Publié le par Carole

la maison 2
 
Tout au bout de l'avenue qui mène à la gare en ruines, elle est toujours là. On l'avait bâtie de béton, aussi se tient-elle encore droite et lourde. Mais rien n'a pu empêcher la pluie de salir le crépi des murs, rien n'a pu empêcher les saisons de recouvrir le toit de lichens et de mousses, rien n'a pu empêcher le gel et le vent âpre de la Beauce d'écailler la peinture des volets, ni le vieux store de tomber comme une paupière usée sur un oeil mort.
Les hauts tuyas qui l'habillaient de frais ont été brutalement coupés comme les lauriers du bois dans la chanson oubliée dont j'ai un jour su les paroles. La voilà mise à nu, et son pauvre corps gris de vieille fait mal à voir.
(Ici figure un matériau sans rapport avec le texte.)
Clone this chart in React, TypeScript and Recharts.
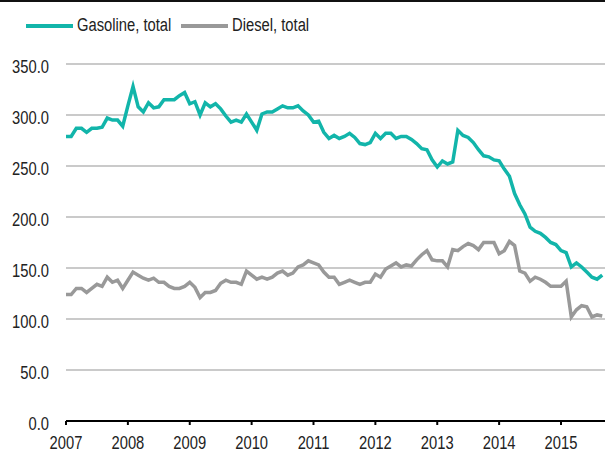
import React from 'react';
import { LineChart, Line, XAxis, YAxis, CartesianGrid } from 'recharts';

const FONT = "'Liberation Sans', Arial, sans-serif";
const NARROW = 0.82; // squeeze Liberation Sans to a narrow face

// monthly, Jan 2007 .. Sep 2015
const gasoline = [
  279, 279, 287, 287, 283, 287, 287, 288, 297, 295, 295, 289,
  309, 328, 308, 303, 312, 307, 308, 315, 315, 315, 319, 322,
  311, 313, 300, 312, 308, 311, 306, 299, 293, 295, 293, 301,
  293, 285, 301, 303, 303, 306, 309, 307, 307, 309, 304, 300,
  293, 294, 283, 277, 280, 277, 279, 282, 278, 272, 271, 273,
  282, 277, 282, 282, 277, 279, 279, 276, 272, 267, 266, 256,
  249, 255, 252, 254, 285, 280, 278, 273, 266, 260, 259, 256,
  255, 247, 240, 223, 212, 203, 190, 186, 184, 180, 175, 173,
  167, 165, 151, 155, 151, 146, 141, 139, 143,
];

const diesel = [
  124, 124, 130, 130, 126, 130, 134, 132, 141, 136, 138, 130,
  138, 146, 143, 140, 138, 140, 136, 136, 132, 130, 130, 132,
  136, 131, 121, 126, 126, 128, 135, 138, 136, 136, 134, 147,
  143, 139, 141, 139, 141, 145, 147, 143, 145, 151, 153, 157,
  155, 153, 146, 141, 141, 134, 136, 138, 136, 134, 136, 136,
  144, 141, 149, 152, 155, 151, 153, 152, 158, 163, 167, 158,
  157, 157, 151, 168, 167, 171, 174, 172, 168, 175, 175, 175,
  164, 167, 176, 172, 147, 145, 137, 141, 139, 136, 132, 132,
  132, 137, 102, 109, 113, 112, 102, 104, 103,
];

const startYear = 2007;
const yearTicks = [2007, 2008, 2009, 2010, 2011, 2012, 2013, 2014, 2015];
const valueTicks = [0, 50, 100, 150, 200, 250, 300, 350];
const series = [
  { key: 'gasoline', name: 'Gasoline, total', color: '#12b5aa' },
  { key: 'diesel', name: 'Diesel, total', color: '#999999' },
];

const data = gasoline.map((g, i) => ({
  t: startYear + i / 12,
  gasoline: g,
  diesel: diesel[i],
}));

const YTick = ({ x, y, payload }: any) => (
  <text
    transform={`translate(${x},${y + 9}) scale(${NARROW},1)`}
    textAnchor="end"
    fill="#222"
    fontSize={18}
    fontFamily={FONT}
  >
    {payload.value.toFixed(1)}
  </text>
);

const XTick = ({ x, y, payload }: any) => (
  <text
    transform={`translate(${x},${y + 20}) scale(${NARROW},1)`}
    textAnchor="middle"
    fill="#222"
    fontSize={18}
    fontFamily={FONT}
  >
    {payload.value}
  </text>
);

const ChartLegend = () => (
  <div
    style={{
      position: 'absolute',
      left: 26,
      top: 15,
      display: 'flex',
      alignItems: 'center',
      fontFamily: FONT,
      fontSize: 18,
      color: '#222',
      whiteSpace: 'nowrap',
    }}
  >
    {series.map((s) => (
      <div key={s.key} style={{ display: 'flex', alignItems: 'center', marginRight: 20 }}>
        <span style={{ display: 'inline-block', width: 47, height: 4, background: s.color, marginRight: 4 }} />
        <span
          style={{
            display: 'inline-block',
            whiteSpace: 'nowrap',
            transform: `scaleX(${NARROW})`,
            transformOrigin: 'left center',
            width: s.name.length * 5.6,
          }}
        >
          {s.name}
        </span>
      </div>
    ))}
  </div>
);

export default function App() {
  return (
    <div style={{ position: 'absolute', left: 0, top: 0, width: 605, height: 451, background: '#fff' }}>
      <div style={{ position: 'absolute', left: 0, top: 0, width: 605, height: 2, background: '#111' }} />
      <ChartLegend />
      <LineChart width={605} height={451} data={data} margin={{ top: 64, right: 0, bottom: 0, left: 0 }}>
        <CartesianGrid vertical={false} stroke="#cacaca" strokeWidth={2} />
        <XAxis
          dataKey="t"
          type="number"
          domain={[2007, 2007 + 539 / 61.875]}
          ticks={yearTicks}
          allowDataOverflow
          height={30}
          axisLine={{ stroke: '#000', strokeWidth: 2 }}
          tickLine={{ stroke: '#000', strokeWidth: 2 }}
          tickSize={4}
          tickMargin={4}
          tick={<XTick />}
        />
        <YAxis
          domain={[0, 350]}
          ticks={valueTicks}
          width={66}
          axisLine={false}
          tickLine={false}
          tickSize={0}
          tickMargin={17}
          tick={<YTick />}
        />
        {series.map((s) => (
          <Line
            key={s.key}
            type="linear"
            dataKey={s.key}
            name={s.name}
            stroke={s.color}
            strokeWidth={3.5}
            dot={false}
            isAnimationActive={false}
          />
        ))}
      </LineChart>
    </div>
  );
}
Ma chambre était à l'étage, devant, juste au centre. Quand j'y suis entrée pour la première fois, j'avais juste six ans et j'avais éprouvé un ravissement qui me bouleverse encore, devant les murs tapissés de petites roses. C'était un beau jardin de rêve et de papier, où j'ai cueilli ma part de bonheur - celle qu'il faut se dépêcher de saisir sur les branches du temps. Depuis, la moisissure, cette sombre créature qu'on enfermait alors à la cave, a grimpé sauvagement l'escalier ciré, pour tout redessiner en noir et blanc là-haut. 
Dans le jardin, derrière, sur le talus, poussaient des coquelicots que je dépeçais chaque printemps dans leurs boutons encore fermés, pour faire surgir leurs robes pâles et froissées, d'une beauté délicate de promesse et d'espoir. J'avais de fugaces remords quand ils mouraient ensuite au soleil, abandonnés. Il y avait aussi de longues colonies immobiles de ces punaises noires et rouges qu'on appelait gendarmes et qui attendaient on ne sait quoi de terrible au coeur de la lumière, l'été.
La porte d'entrée, qui conduisait à ce jardin, était toujours ouverte. Elle est toujours fermée maintenant, soigneusement fermée à clef. On craint probablement que des vagabonds ne s'installent. Mais nulle serrure ne peut arrêter les squatters muets qui logent là sans qu'on le sache : nos coeurs d'enfants qui s'obstinent.